A hard market is never good news for risk and insurance managers. And especially when it comes after an economic slowdown and a major global pandemic. And while there is much talk about a moderating market, that still means rating is increasing, just not as fast. There is very little chance of a soft market for the foreseeable future, especially with pressures such as growing inflation, climate change, social inflation and cyberattacks.
But there are a few positives to be taken from the current situation. Not many, but GRM has managed to scrape together ten positives to take away from the hard market, to try to bring some cheer in these winter months:
It is only really during a hard market that the value of risk management and loss prevention is truly recognised. When pricing is low, there can be a temptation to overlook issues and put off necessary improvements. There is an argument that the cost of investing in loss-control measures can never really be recouped when the market is soft, as insurers cannot discount any further (though this obviously ignores the value of reducing losses to the business for their own sake, rather than simply to keep down the cost of insurance).
But a hard market is when risk differentiation really matters. Poor risks are penalised heavily, so investing in improving the risk makes even more sense and can easily be demonstrated to the board.
During periods of soft market conditions, there can be little innovation from the insurance sector. Competition is often all about price, broad cover and terms and conditions. But when the market hardens, that is when innovation begins and it is undoubtedly happening currently, generally from MGAs, coverholders and insurtechs, all of which sense an opportunity in the market.
And there is innovation not just in products and solutions but also with how they are structured, with insurers keen to discuss multiyear deals and alternatives.
It is well known that alternatives to traditional insurance struggle in soft markets. Everyone says a captive should be for life, not just hard markets, but the truth is that the amount of business put through captives, as well as the establishment of new captives, soars when markets harden.
So, now is the time to really get value from your captive. Use it as an incubator, use it to fund those huge retentions that have been forced on you, use it as leverage with insurers and use it to tap the reinsurance market. And look at other alternatives such as parametric insurance or capital markets. Now is the time to really explore these alternatives and see the potential value.
4. Value for money
Your broker is your partner in all this – and now is the time to make them properly work for their commission/fees. They got you great deals in the soft market but then, they had insurers knocking down the door to get your business. Now they have to work harder and you can really get your money’s worth. And if they don’t, then it’s time to change.
5. Personal recognition
Risk and insurance managers are generally not the most visible of employees. They are rarely high profile, despite the value that we all know they bring to the organisation. But as insurance cost increases start to bite, the CEO will want to know who you are (or at least the CFO will). And with D&O one of the most distressed classes, the c-suite will be on the phone checking what can be done. Take advantage of this raised profile while you can.

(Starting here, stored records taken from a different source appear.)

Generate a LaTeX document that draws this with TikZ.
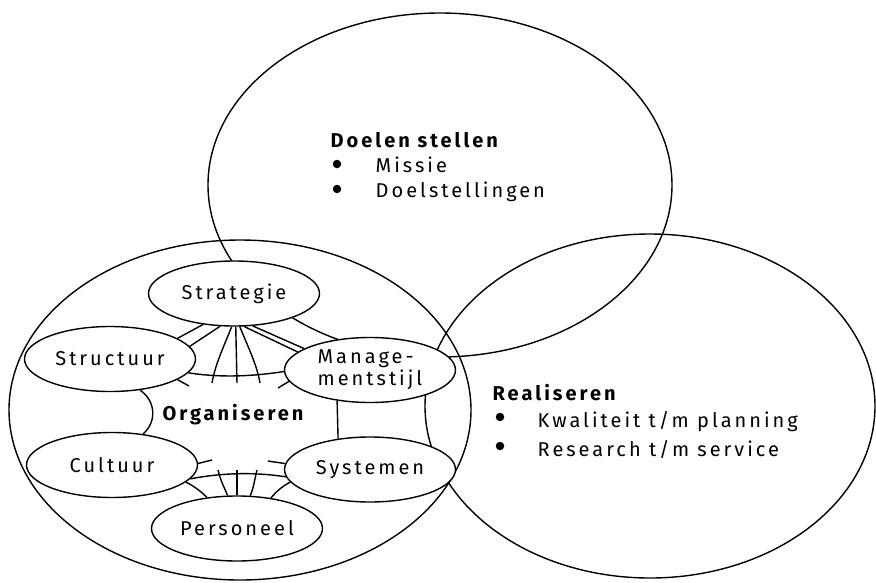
\documentclass[tikz,border=0pt]{standalone}
\usepackage{fontspec}
\setmainfont{Fira Sans}[LetterSpace=15]
\usetikzlibrary{shapes.geometric}
\begin{document}
\begin{tikzpicture}[x=1pt,y=-1pt,line width=1.4pt,
  txt/.style={font=\fontsize{20}{22}\selectfont, inner sep=0pt},
  boldtxt/.style={font=\fontsize{20}{22}\selectfont\bfseries, inner sep=0pt},
  bigring/.style={draw, ellipse, inner sep=0pt},
  elem/.style={draw, ellipse, fill=white, inner sep=0pt, minimum width=171pt, minimum height=65pt, font=\fontsize{20}{22}\selectfont},
  dot/.style={circle, fill, inner sep=0pt, minimum size=8.5pt}]
\useasboundingbox (0,0) rectangle (876,582);
% big rings
\node[bigring, minimum width=464pt, minimum height=344pt] (doel) at (440,185) {};
\node[bigring, minimum width=462pt, minimum height=340pt] (org) at (240,410) {};
\node[bigring, minimum width=450pt, minimum height=344pt] (real) at (650,406) {};
% elements
\node[elem] (strat) at (234,293.5) {Strategie};
\node[elem] (struc) at (110,359) {Structuur};
\node[elem, align=left] (mgmt) at (370,370) {Manage-\\mentstijl};
\node[elem] (cult) at (112,465) {Cultuur};
\node[elem] (syst) at (370,469.5) {Systemen};
\node[elem] (pers) at (237,528.5) {Personeel};
\node[boldtxt] (orgtxt) at (233,415) {Organiseren};
% free ends
\coordinate (sfl) at (212,383);
\coordinate (sfc) at (237,383);
\coordinate (sfr) at (260,383);
\coordinate (pfl) at (218,470);
\coordinate (pfc) at (237,470);
\coordinate (pfr) at (257,470);
\coordinate (stubSt) at (189,386);
\coordinate (stubM) at (278,388);
\coordinate (stubC) at (212,460);
\coordinate (stubSy) at (268,461);
% connectors
\draw (strat.225.5) -- (struc.17.9);
\draw (strat.247.6) -- (struc.9.5);
\draw (strat.300.1) -- (mgmt.162.35);
\draw (strat.287.6) -- (mgmt.166.9);
\draw (strat.266.4) .. controls +(-8,20) and +(3,-18) .. (sfl);
\draw (strat.273.6) -- (sfc);
\draw (strat.280.8) .. controls +(8,20) and +(-3,-18) .. (sfr);
\draw (pers.106.96) .. controls +(-4,-10) and +(3,12) .. (pfl);
\draw (pers.90) -- (pfc);
\draw (pers.68.25) .. controls +(4,-10) and +(-3,12) .. (pfr);
\draw (struc.350.5) .. controls +(32,5) and +(-32,5) .. (mgmt.181.3);
\draw (struc.314.6) .. controls +(16,11) and +(14,-12) .. (cult.45.8);
\draw (mgmt.223.7) -- (syst.136.75);
\draw (cult.350.5) .. controls +(32,-6) and +(-32,-5) .. (syst.185.2);
\draw (cult.347.96) .. controls +(8,4) and +(-6,-6) .. (pers.134.2);
\draw (syst.189.9) .. controls +(-8,4) and +(5,-6) .. (pers.42.6);
\draw (struc.343.4) -- (stubSt);
\draw (mgmt.188.6) -- (stubM);
\draw (cult.1) -- (stubC);
\draw (syst.176.9) -- (stubSy);
% texts
\node[boldtxt, anchor=base west] (doeltitel) at (330,147) {Doelen stellen};
\node[dot] (d1) at (337,164) {};
\node[txt, anchor=base west] (missie) at (375,172) {Missie};
\node[dot] (d2) at (337,189) {};
\node[txt, anchor=base west] (doelst) at (375,197) {Doelstellingen};
\node[boldtxt, anchor=base west] (realtitel) at (492,400) {Realiseren};
\node[dot] (r1) at (500,417) {};
\node[txt, anchor=base west] (kwal) at (537,427) {Kwaliteit t/m planning};
\node[dot] (r2) at (500,446) {};
\node[txt, anchor=base west] (res) at (537,456) {Research t/m service};
\end{tikzpicture}
\end{document}
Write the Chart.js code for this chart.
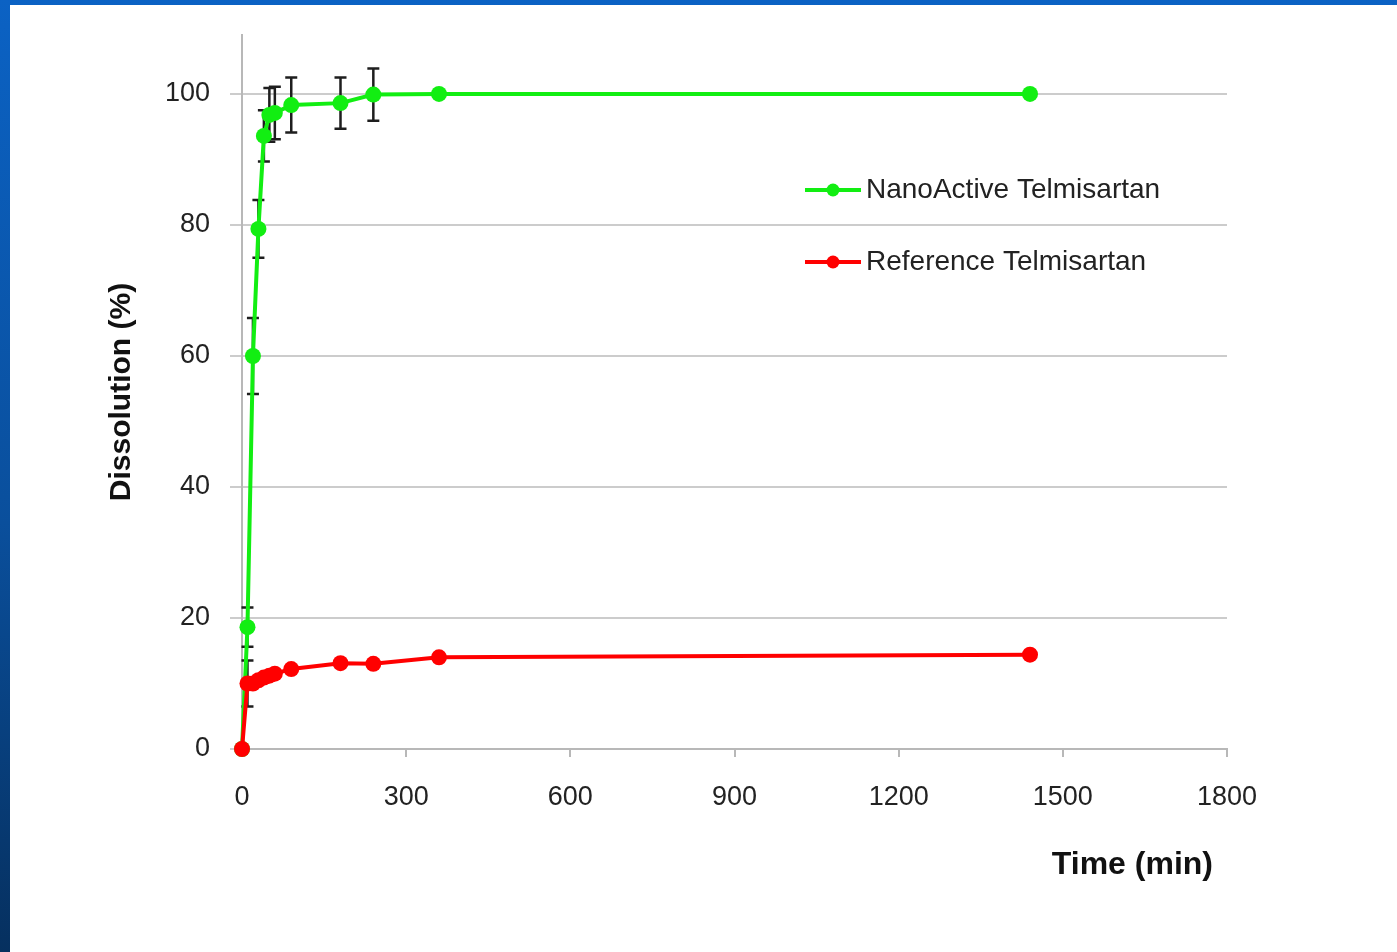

In a soft market, wordings become ever more broad and woolly, terms and conditions get expanded and insurers throw in all sorts of extras, which all sound wonderful. But when losses mount and the market changes, that is where the lawyers often get involved. Vague wordings become legal battles and no-one knows where they stand (Covid-19 business interruption anyone?).
But with terms and conditions tightened in a hard market, at least you now know exactly what is covered and what isn’t. Wordings become clearer and ultimately there should be a speedier claims process and less need for lawyers – which everyone should be happy about (apart from the lawyers themselves obviously).
In a hard market, you know who your friends are. Insurers talk a lot about partnerships and relationships, and are keen on long-term tie-ups. But in a soft market, insurance quickly becomes a commodity. Excessive competition, shortsighted buyers, brokers playing the market – all of this leads to a disconnect and the inevitable commoditisation of insurance.
But if you played the markets when it was soft, switching insurer every renewal like you do with your car cover, then it can be no surprise when prices rise and you get caught out. Now at least, you know where you are, and you know the insurers that stood by you and honoured the partnership ideal. Or not.
8. Once bitten, twice shy
So now, all those short-term players – the ones in it for the immediate premium gain – have been weeded out and you won’t get caught again. You’ll have learned the lesson and you’ll never get fooled again by the insurance industry… probably. At least, not until they come to you with a ridiculously low renewal offer, with all sorts of goodies thrown in
(Starting to struggle now to make a top ten). Well, it gives everyone something to discuss and moan about at the annual risk management association conference. Arguably, it brings the risk management community closer together with a shared grievance. Now that conferences are back in-person, what else are you going to talk about in the coffee breaks?
Looking on the bright side, things can only get better from now on – right? It’s a small crumb of comfort, but it won’t last. It never does. The underwriting cycle carries on inexorably, grinding away and has done since insurance was first invented. Many thought the cycle was dead because the last soft market went on for so long. But never underestimate the cycle.